The formation of mortality inequalities by education between 1986 and 2005. The Hungarian Case
Katalin Kovács, Demographic Research Institute, Budapest
László Hablicsek, Demographic Research Institute, Budapest
The aim of the study is to investigate the emergence of mortality inequalities by education in Hungary with special attention to distinguishing between the developments of the periods of economic crises (1986-1995) and economic stabilization (1996-2005). Annual mortality and population figures were used in a cross sectional design. The later were obtained by estimation between the censuses of 1980, 1990 and 2001 and by forecasting for the subsequent years. Standardized mortality rates and life expectancy at age 30 were calculated for the different educational groups. For the middle aged (30-64 years) cause-specific rates for cardiovascular diseases, ischemic heart disease, external and “treatable” causes, cancers and breast cancer were also calculated. To take the changes of the educational structure into account, inequality indicators were calculated. The difference in life expectancy at age 30 between men with elementary and tertiary education was 7.2 years in 1986- 90 and 11.3 in 2000-2004. The same figures for women were 2.8 and 6.3 years. Differences have grown at equal speed among men during the whole period.

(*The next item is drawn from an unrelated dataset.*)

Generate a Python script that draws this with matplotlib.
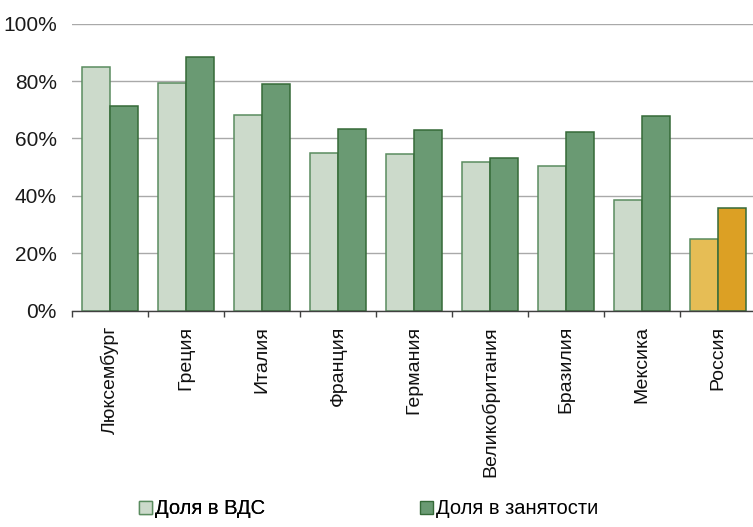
import matplotlib
matplotlib.use("Agg")
import matplotlib.pyplot as plt
import numpy as np
from matplotlib.patches import Patch

categories = ["Люксембург", "Греция", "Италия", "Франция", "Германия",
              "Великобритания", "Бразилия", "Мексика", "Россия"]
share_gva = [84.8, 79.4, 68.1, 55.1, 54.6, 51.9, 50.3, 38.5, 24.9]
share_employment = [71.4, 88.4, 79.1, 63.4, 63.1, 53.1, 62.1, 68.0, 35.7]
yticks = [0, 20, 40, 60, 80, 100]
ytick_labels = ["0%", "20%", "40%", "60%", "80%", "100%"]
legend_labels = ["Доля в ВДС", "Доля в занятости"]

plt.rcParams['font.family'] = ['Liberation Sans', 'DejaVu Sans']

W, H = 753, 527
fig = plt.figure(figsize=(W / 100, H / 100), dpi=100)
ax = fig.add_axes([72 / W, (H - 310.7) / H, 684 / W, 287 / H])

light_c = ["#ccdacb"] * 8 + ["#e6bd55"]
dark_c = ["#6a9a73"] * 8 + ["#dca024"]
light_e = ["#5a8c5f"] * 9
dark_e = ["#356a38"] * 9

x = np.arange(len(categories))
bw = 0.364
ax.bar(x - bw / 2, share_gva, width=bw, color=light_c, edgecolor=light_e,
       linewidth=1.1, zorder=3)
ax.bar(x + bw / 2, share_employment, width=bw, color=dark_c, edgecolor=dark_e,
       linewidth=1.1, zorder=3)

ax.set_xlim(-0.5, len(categories) - 0.5)
ax.set_ylim(0, 100)
ax.set_yticks(yticks)
ax.set_yticklabels(ytick_labels, fontsize=15, color="#1a1a1a")
ax.tick_params(axis="y", length=0, pad=11)
ax.yaxis.grid(True, color="#a9a9a9", linewidth=1.0, zorder=0)
ax.set_axisbelow(True)

ax.set_xticks(x)
ax.set_xticklabels(categories, rotation=90, fontsize=14, color="#111111",
                   va="top", ha="center")
ax.tick_params(axis="x", which="major", length=0, pad=11)
ax.set_xticks(np.arange(len(categories) + 1) - 0.5, minor=True)
ax.tick_params(axis="x", which="minor", length=4, width=1, color="#404040",
               direction="out")

for s in ["top", "right", "left"]:
    ax.spines[s].set_visible(False)
ax.spines["bottom"].set_color("#404040")
ax.spines["bottom"].set_linewidth(1.0)
ax.spines["bottom"].set_zorder(4)

handles = [Patch(facecolor="#ccdacb", edgecolor="#5a8c5f", linewidth=1.0),
           Patch(facecolor="#6a9a73", edgecolor="#356a38", linewidth=1.0)]
leg1 = fig.legend([handles[0]], [legend_labels[0]], loc="center left",
                  bbox_to_anchor=(139 / W, 1 - 509 / H), frameon=False,
                  fontsize=14.5, handlelength=0.65, handleheight=0.65,
                  handletextpad=0.15, borderpad=0, borderaxespad=0)
leg2 = fig.legend([handles[1]], [legend_labels[1]], loc="center left",
                  bbox_to_anchor=(420 / W, 1 - 509 / H), frameon=False,
                  fontsize=14.5, handlelength=0.65, handleheight=0.65,
                  handletextpad=0.15, borderpad=0, borderaxespad=0)
fig.add_artist(leg1)

fig.savefig("out.png", dpi=100)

Among women differences in life expectancy did not increase till 1992-96. Considering overall mortality of the middle aged, rate ratios were growing at the same speed during the two distinguished periods for men. For women rate ratios grew slowly during the first, and quickly during the second period. Rate differences were growing dynamically for men in the first and stabilised in the second period. Rate differences grew at the same speed among women during the two periods. Index of dissimilarity showed a slow increase during the first, and a quick one during the second. Relative index of inequality provided the same picture. Development of inequalities was similar for the examined groups of causes of death, with some modification for external causes among men and ischaemic heart disease among women.